DIRECTIONS ▸ Scan the data. Collect each line that contains the word "What".

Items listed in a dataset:
****

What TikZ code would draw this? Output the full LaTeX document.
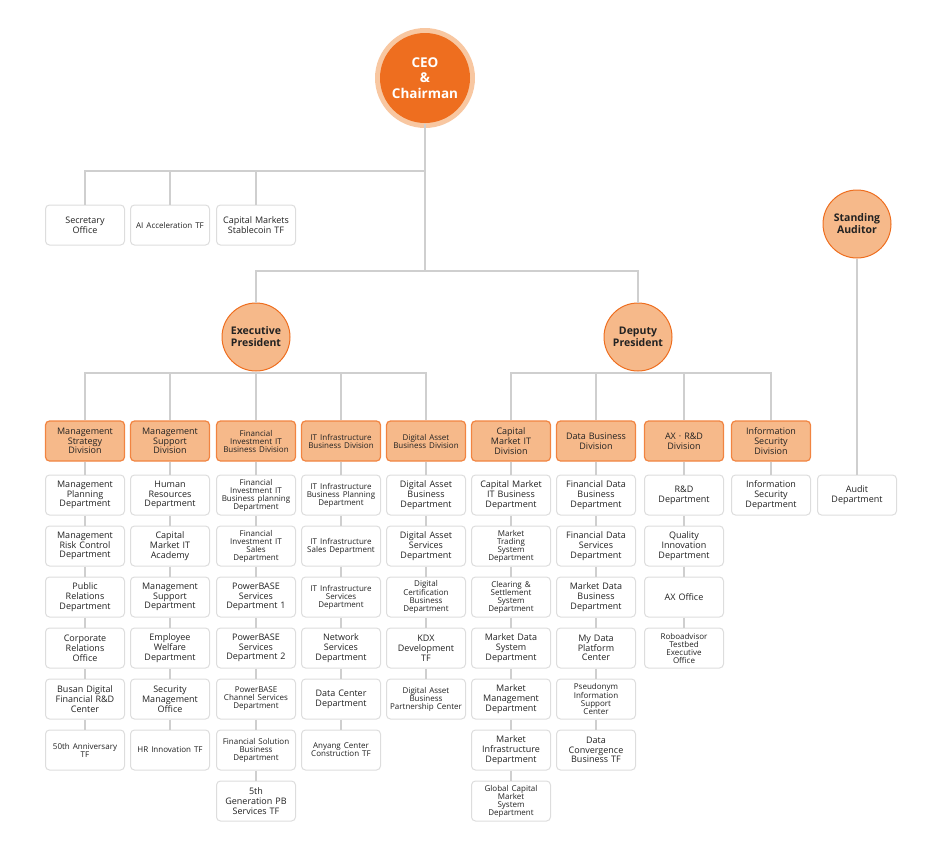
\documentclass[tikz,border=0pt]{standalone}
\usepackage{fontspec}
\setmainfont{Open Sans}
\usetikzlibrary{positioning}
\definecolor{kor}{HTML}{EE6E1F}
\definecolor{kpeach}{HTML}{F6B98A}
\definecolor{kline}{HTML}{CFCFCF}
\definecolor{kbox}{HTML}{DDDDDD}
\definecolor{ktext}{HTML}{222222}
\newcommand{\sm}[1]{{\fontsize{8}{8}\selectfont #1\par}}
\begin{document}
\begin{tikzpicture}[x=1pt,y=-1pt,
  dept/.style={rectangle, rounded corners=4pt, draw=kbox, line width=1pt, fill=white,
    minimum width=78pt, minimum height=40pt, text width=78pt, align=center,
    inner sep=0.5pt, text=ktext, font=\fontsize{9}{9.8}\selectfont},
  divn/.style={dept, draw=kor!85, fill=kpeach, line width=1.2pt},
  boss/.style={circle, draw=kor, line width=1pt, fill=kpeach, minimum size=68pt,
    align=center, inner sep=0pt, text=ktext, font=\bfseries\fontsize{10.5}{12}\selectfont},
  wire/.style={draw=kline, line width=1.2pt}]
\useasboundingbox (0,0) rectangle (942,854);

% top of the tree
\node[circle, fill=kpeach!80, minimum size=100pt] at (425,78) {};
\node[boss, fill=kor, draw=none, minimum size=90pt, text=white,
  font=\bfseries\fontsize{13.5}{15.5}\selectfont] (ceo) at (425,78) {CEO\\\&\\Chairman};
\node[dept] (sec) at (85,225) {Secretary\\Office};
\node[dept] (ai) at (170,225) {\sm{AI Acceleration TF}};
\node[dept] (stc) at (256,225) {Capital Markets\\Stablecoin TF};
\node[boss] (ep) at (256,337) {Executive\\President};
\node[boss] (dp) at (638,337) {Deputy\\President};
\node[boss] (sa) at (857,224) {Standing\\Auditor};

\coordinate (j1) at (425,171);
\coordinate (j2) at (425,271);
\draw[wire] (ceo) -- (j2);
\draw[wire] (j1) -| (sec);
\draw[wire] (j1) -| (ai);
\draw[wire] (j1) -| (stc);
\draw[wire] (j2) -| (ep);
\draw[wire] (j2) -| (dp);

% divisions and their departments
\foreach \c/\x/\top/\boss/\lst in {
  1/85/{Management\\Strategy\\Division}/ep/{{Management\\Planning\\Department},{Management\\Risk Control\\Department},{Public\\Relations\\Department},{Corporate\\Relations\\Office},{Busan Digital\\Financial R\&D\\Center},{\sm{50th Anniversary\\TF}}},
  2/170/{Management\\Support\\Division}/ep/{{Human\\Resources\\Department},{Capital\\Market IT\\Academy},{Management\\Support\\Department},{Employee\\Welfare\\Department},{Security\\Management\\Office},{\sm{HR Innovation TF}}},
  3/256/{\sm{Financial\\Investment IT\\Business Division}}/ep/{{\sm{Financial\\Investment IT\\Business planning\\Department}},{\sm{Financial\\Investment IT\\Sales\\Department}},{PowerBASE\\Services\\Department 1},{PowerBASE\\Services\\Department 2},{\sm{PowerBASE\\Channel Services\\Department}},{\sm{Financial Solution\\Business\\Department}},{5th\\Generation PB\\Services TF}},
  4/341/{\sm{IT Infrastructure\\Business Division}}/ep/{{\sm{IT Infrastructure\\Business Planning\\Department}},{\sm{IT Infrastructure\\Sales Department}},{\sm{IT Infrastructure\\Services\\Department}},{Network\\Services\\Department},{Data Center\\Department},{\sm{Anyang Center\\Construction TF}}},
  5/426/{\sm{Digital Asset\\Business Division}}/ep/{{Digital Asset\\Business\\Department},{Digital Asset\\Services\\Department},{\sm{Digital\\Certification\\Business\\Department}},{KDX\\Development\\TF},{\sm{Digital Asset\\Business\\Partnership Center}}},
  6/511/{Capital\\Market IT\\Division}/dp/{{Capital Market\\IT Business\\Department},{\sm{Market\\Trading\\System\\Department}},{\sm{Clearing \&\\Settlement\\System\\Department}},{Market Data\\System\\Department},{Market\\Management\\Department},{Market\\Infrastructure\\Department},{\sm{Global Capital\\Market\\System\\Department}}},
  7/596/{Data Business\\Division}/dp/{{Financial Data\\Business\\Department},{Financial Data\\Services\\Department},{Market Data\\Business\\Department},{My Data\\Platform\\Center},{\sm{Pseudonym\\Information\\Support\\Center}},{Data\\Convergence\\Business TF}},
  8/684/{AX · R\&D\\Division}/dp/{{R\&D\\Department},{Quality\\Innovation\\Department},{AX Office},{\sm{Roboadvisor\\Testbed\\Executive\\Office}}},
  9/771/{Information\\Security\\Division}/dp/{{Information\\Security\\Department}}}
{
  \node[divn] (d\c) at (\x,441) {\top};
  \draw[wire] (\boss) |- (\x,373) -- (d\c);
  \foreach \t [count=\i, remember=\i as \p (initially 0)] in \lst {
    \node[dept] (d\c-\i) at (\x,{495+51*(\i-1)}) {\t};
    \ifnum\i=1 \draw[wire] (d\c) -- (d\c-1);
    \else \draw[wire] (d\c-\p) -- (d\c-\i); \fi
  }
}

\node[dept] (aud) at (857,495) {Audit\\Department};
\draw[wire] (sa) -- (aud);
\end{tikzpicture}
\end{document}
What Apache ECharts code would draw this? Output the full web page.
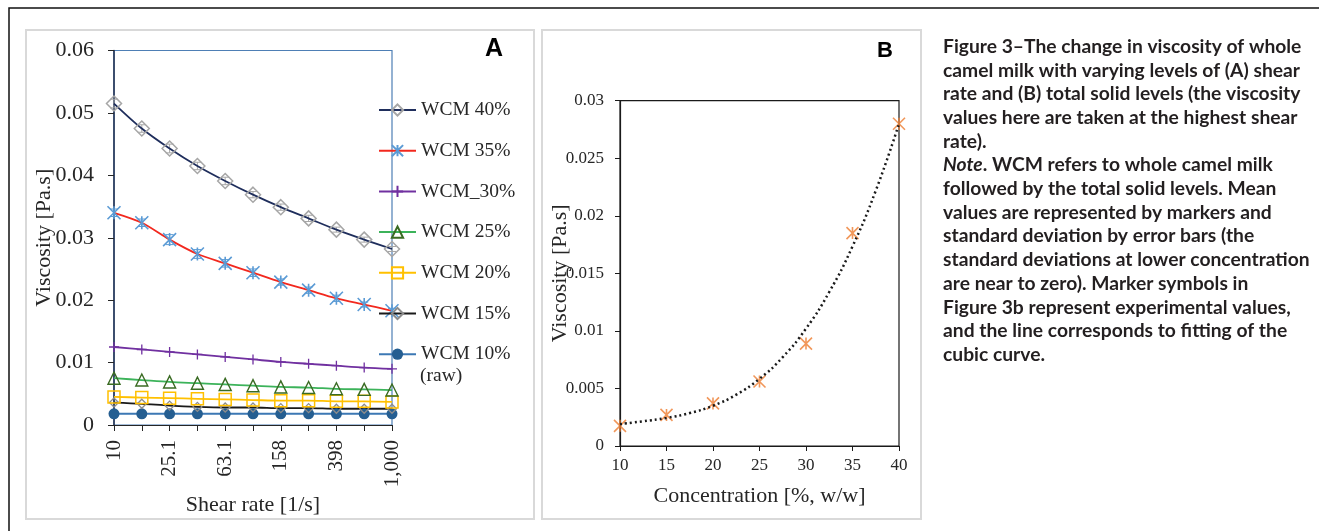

****

ANSWER TO THE EXERCISE ▸
What TikZ code would draw this? Output the full LaTeX document.
What Apache ECharts code would draw this? Output the full web page.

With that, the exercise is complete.